Times Square Rally Demonstrating Interfaith Solidarity

From our friends at the Interfaith Center of New York, Intersections, Auburn Seminary and others: A rally in solidarity against the King hearings.

Times Square Rally Demonstrating Interfaith Solidarity
Community Leaders, Local Officials, and Religious Leaders Protest the Targeting of American Muslims and Arabs in Upcoming Congressional Hearings
New York – On Sunday March 6, 2011, a broad coalition of over 75 interfaith, nonprofit, governmental, and civil liberties groups will rally in support of equitable civil rights for all Americans. 
This coalition has been formed in response to upcoming Congressional hearings led by Peter King (R-LI) which slight the civil rights of Muslim and Arab Americans.  Mr. King and his chosen expert witness Zuhdi Jazzer share a history of repeating incorrect and distorted views of the Muslim and Arab communities of the United States, engendering divisions and perpetuating stereotypes.  As invested Americans, Coalition members acknowledge the important work of the Congressional Committee on Homeland Security. However, they are concerned that the hearings will send the wrong message and alienate American Muslims instead of partnering with them, potentially putting their lives at risk by inciting fear and enmity against them.  Organizers of this rally believe one can be a loyal Muslim as well as a loyal American without conflict, and a great number of our fellow Americans support this view,
On 1 February 2011, various groups joined together to send a letter to House Majority and Minority Leaders John Boehner and Nancy Pelosi, protesting the bias evident in King’s hearings.  Hundreds of civil liberties groups have signed letters opposing the hearings as they are currently planned, including a petition circulated by Faith in Public Life.
Many leading religious leaders are alarmed at the demonization of an entire community. Rabbi Burt Visotsky has said the proposed hearings “are of deep concern” and that he would not “like it any more than if Congress were to investigate the Jewish community for dual loyalty with Israel; it’s inappropriate.  Terrorism is real, and some terrorists are Muslim and some are not.  When he (King) makes it sound like terrorism is a tenet of Islam, that is wrong.”  Rabbi Marc Schneier, president of the Foundation for Ethnic Understanding (FFEU) has suggested that the hearings should be “broadened in such a way that other ethnic communities and faith communities can attest to the tremendous contribution and solidarity that American Muslims have for our country.”

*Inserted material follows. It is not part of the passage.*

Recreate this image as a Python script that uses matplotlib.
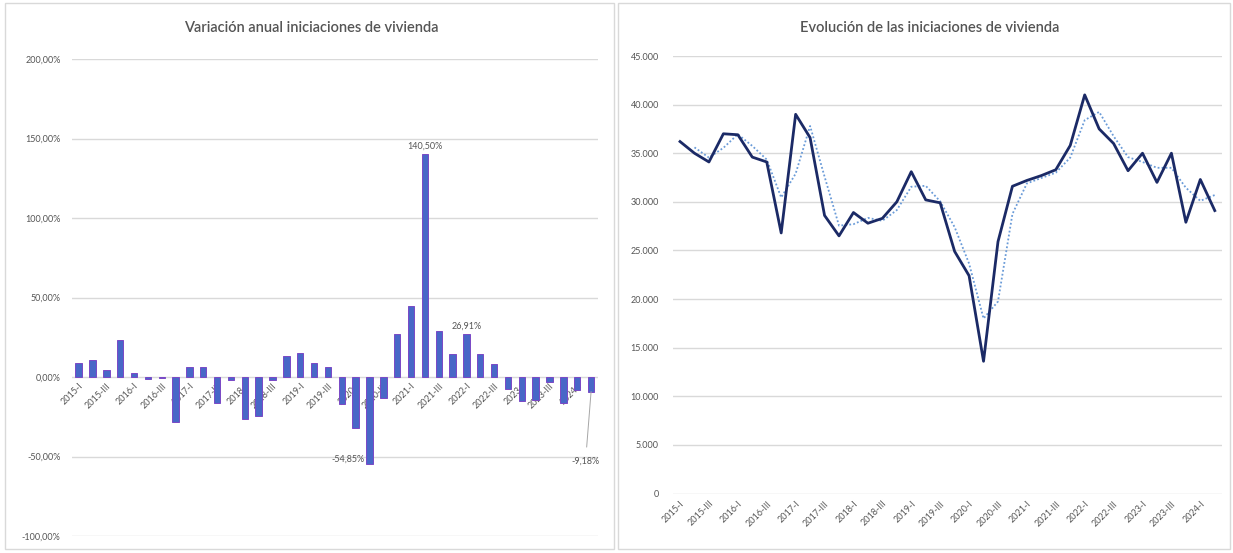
import matplotlib
matplotlib.use("Agg")
import matplotlib.pyplot as plt
import matplotlib.patches as patches
from matplotlib.ticker import FuncFormatter
import pandas as pd

# quarters 2015-I .. 2024-II
years = list(range(2015, 2025))
roman = ["I", "II", "III", "IV"]
quarters = [f"{y}-{q}" for y in years for q in roman][:38]

# annual variation (%)
variacion = [
    9.0, 10.6, 4.4, 23.2, 2.3, -1.5, -0.9, -28.0,
    6.3, 6.3, -16.2, -1.6, -26.7, -24.6, -1.9, 13.4,
    15.2, 9.0, 6.3, -16.8, -31.9, -54.85, -13.1, 26.8,
    44.5, 140.50, 29.0, 14.3, 26.91, 14.3, 8.2, -7.5,
    -14.8, -14.6, -3.1, -16.3, -8.3, -9.18,
]

# housing starts
iniciaciones = [
    36200, 35000, 34100, 37000, 36900, 34600, 34100, 26800,
    39000, 36600, 28600, 26500, 28900, 27800, 28300, 30000,
    33100, 30200, 29900, 24900, 22400, 13600, 25900, 31600,
    32200, 32700, 33300, 35800, 41000, 37500, 36000, 33200,
    35000, 32000, 35000, 27900, 32300, 29100,
]

labeled = {25: "140,50%", 28: "26,91%"}

GRID = "#D9D9D9"
TXT = "#555555"
plt.rcParams["font.family"] = ["Lato", "DejaVu Sans"]

fig = plt.figure(figsize=(12.33, 5.53), dpi=100)
fig.patch.set_facecolor("white")

# panel frames
for x0, x1 in [(5, 614), (618, 1230)]:
    fig.add_artist(patches.Rectangle((x0 / 1233, 4 / 553), (x1 - x0) / 1233, 546 / 553,
                                     transform=fig.transFigure, fill=False,
                                     edgecolor=GRID, linewidth=1.0))

# ---- left: annual variation bars ----
ax1 = fig.add_axes([71.7 / 1233, (553 - 536) / 553, (598 - 71.7) / 1233, (536 - 59) / 553])
x = list(range(len(quarters)))
ax1.bar(x, variacion, width=0.46, color="#4867C7", edgecolor="#7A48C6", linewidth=0.7, zorder=3)
ax1.set_xlim(-0.5, len(quarters) - 0.5)
ax1.set_ylim(-100, 200)
ax1.set_yticks([-100, -50, 0, 50, 100, 150, 200])
ax1.yaxis.set_major_formatter(FuncFormatter(lambda v, p: f"{v:.2f}%".replace(".", ",")))
ax1.grid(axis="y", color=GRID, linewidth=1.0, zorder=0)
for s in ax1.spines.values():
    s.set_visible(False)
ax1.spines["bottom"].set_position(("data", 0))
ax1.set_xticks(x[::2])
ax1.set_xticklabels(quarters[::2], rotation=45, ha="right", rotation_mode="anchor")
ax1.tick_params(axis="x", length=0, pad=3, labelsize=6.5, labelcolor=TXT)
ax1.tick_params(axis="y", length=0, pad=8, labelsize=6.5, labelcolor=TXT)
for i, t in labeled.items():
    ax1.text(i, variacion[i] + 2, t, ha="center", va="bottom", fontsize=6.5, color=TXT)
ax1.text(21 - 0.35, variacion[21] + 3, "-54,85%", ha="right", va="center", fontsize=6.5, color=TXT)
ax1.annotate("-9,18%", xy=(37, variacion[37]), xytext=(36.6, -53), ha="center", va="center",
             fontsize=6.5, color=TXT,
             arrowprops=dict(arrowstyle="-", color="#A6A6A6", linewidth=0.7, shrinkA=5, shrinkB=0))
fig.text(311 / 1233, 1 - 28 / 553, "Variación anual iniciaciones de vivienda", ha="center", va="center",
         fontsize=10.5, color=TXT, fontweight="semibold")

# ---- right: housing starts line ----
ax2 = fig.add_axes([672.8 / 1233, (553 - 493.5) / 553, (1222 - 672.8) / 1233, (493.5 - 56) / 553])
media = pd.Series(iniciaciones).rolling(2).mean()
ax2.plot(x, media, color="#6A9BD8", linewidth=1.3, linestyle=(0, (1, 1.2)), zorder=3)
ax2.plot(x, iniciaciones, color="#1B2A66", linewidth=2.0, zorder=4)
ax2.set_xlim(-0.5, len(quarters) - 0.5)
ax2.set_ylim(0, 45000)
ax2.set_yticks(range(0, 45001, 5000))
ax2.yaxis.set_major_formatter(FuncFormatter(lambda v, p: f"{v:,.0f}".replace(",", ".")))
ax2.grid(axis="y", color=GRID, linewidth=1.0, zorder=0)
for s in ax2.spines.values():
    s.set_visible(False)
ax2.set_xticks(x[::2])
ax2.set_xticklabels(quarters[::2], rotation=45, ha="right", rotation_mode="anchor")
ax2.tick_params(axis="x", length=0, pad=4, labelsize=6.5, labelcolor=TXT)
ax2.tick_params(axis="y", length=0, pad=10, labelsize=6.5, labelcolor=TXT)
fig.text(930 / 1233, 1 - 28 / 553, "Evolución de las iniciaciones de vivienda", ha="center", va="center",
         fontsize=10.5, color=TXT, fontweight="semibold")

fig.savefig("out.png", dpi=100, facecolor="white")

In the spirit of such statements, the rally is centered around the slogan “Today, I Am a Muslim, Too” where Muslim and non-Muslim alike will join in solidarity and compassion.  Rally-goers will stand together against bigotry caused by anxiety, misinformation, and ignorance, to show Congress a united American community which seeks to strengthen – not dilute – our bonds of friendship and trust.  
Scheduled to speak at the rally thus far are: Russell Simmons, Rabbi Marc Schneier (FFEU), Imam Shamsi Ali (Islamic Cultural Center), Imam Feisal Abdul Rauf (Cordoba Initiative), Rev. Bob Chase (Intersections), Rabbi Peter J. Rubinstein (Central Synagogue), Katherine Henderson (Auburn Theological Seminary), Rev. Chloe Breyer (Interfaith Center of New York), Bawa Jain (The Millennium World Peace Summit of Religious and Spiritual Leaders, United Nations), Rev. Amandus J. Derr (St. Peter's Church), and many other religious, community, and political leaders.  There will also be a performance by Junoon’s UN goodwill ambassador, Salman Ahmad.